KAZANILMASI TEMELİ BURADA ATILMIŞTIR”
Ahmet
Şerafettin Yamaner, 17 Temmuz 1934 Atatürk’ün Bolu’ya geliş tarihinin Türk kadını
ve Türk siyasi hayatı için önemi olduğuna dikkat çekerek; “Ülkemizde rahat ve
huzur içinde yaşayabiliyorsak, ibadetlerimizi eksiksiz yapabiliyorsak bu ülkeyi
ve Cumhuriyeti bizlere emanet eden Mareşal Gazi Mustafa Kemal Atatürk
liderliğinde olmuştur. 17 Temmuz 1934 Atatürk’ün Bolu’ya geliş tarihi aynı
zamanda Türk Kadını ve Türk siyasi Hayatı için ayrı ve çok özel bir önemi
vardır. Türk kadınının siyasi hayatta en belirgin hakkı olan “Milletvekili
seçme ve seçilme hakkının” kazanılması temeli burada atılmıştır.
“ATATÜRK’ÜN ÖLÜMÜ BÜYÜK KAYIPTIR”
Atatürk
zamanın İçişleri Bakanı Şükrü Kayaya bu konuda bir kanun teklifi hazırlayarak
meclise getirmesini Bolu’da emretmiş ve kadınların milletvekili seçme ve
seçilme hakları da 5 Aralık 1934 tarihinde mecliste kabul edilmiştir. Bu
kanunun kabulünden sonra yapılan ilk milletvekili seçiminde (8 Şubat 1935) Bolu
Belediye üyesi Bediz Morova’da Konya’dan Milletvekili seçilmiştir. Bu seçimden
sonra 1 Mart 1935 tarihinde toplanan Büyük Millet Meclisinde toplam 18 kadın
milletvekili bulunuyordu. Savaşta Türkiye’yi
kurtaran savaştan sonra da Türk ulusunu yeniden dirilten Atatürk’ün ölümü
yalnız yurdu için değil tüm dünya devletleri içinde büyük kayıptır” dedi.

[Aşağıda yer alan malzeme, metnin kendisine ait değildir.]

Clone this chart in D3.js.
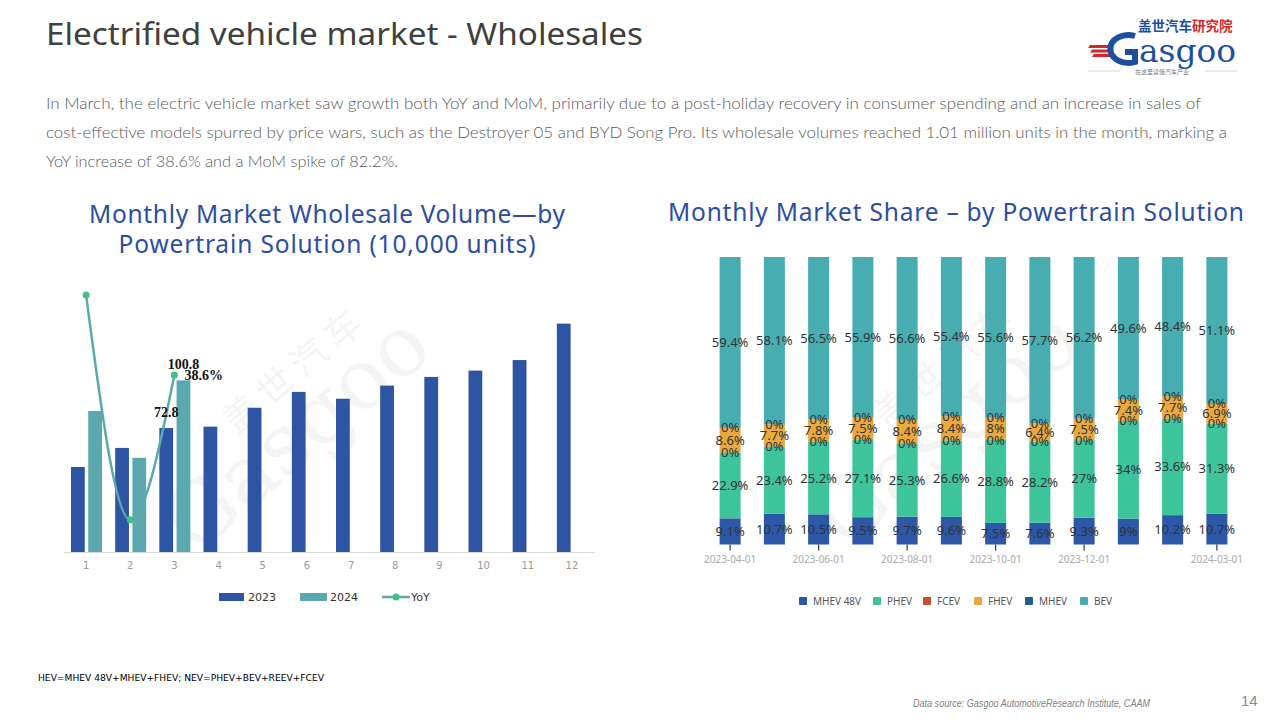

“ATATÜRK İÇİN NE YAPILSA NE YAZILSA AZDIR”
Gazi Mustafa
Kemal Atatürk ve bu ülke için canını feda eden tüm şehitleri minnette anarak; “Atatürk
için ne yapılsa ne yazılsa azdır. Atatürk’ün dünya görüşü ve felsefesi
evrenseldir. 1920’lerden sonra söyledikleri bugün hala geçerliliğini korumakta
ve koruyacaktır. Çünkü yüzyıllar sonrasını görebilen özelliklere sahiptir. Dünkü
ışığı ile bugünümüzü aydınlatmaktadır. Türkiye Cumhuriyetinin kurucusu ve Türk
Milletinin kurtarıcısı başta Mustafa Kemal Atatürk olmak üzere bu ülke için
canını ve kanını veren tüm şehit ve gazilerimiz minnet ve şükranla anıyorum.
Hepsinin mekânı cennet olsun” ifadelerini kullandı.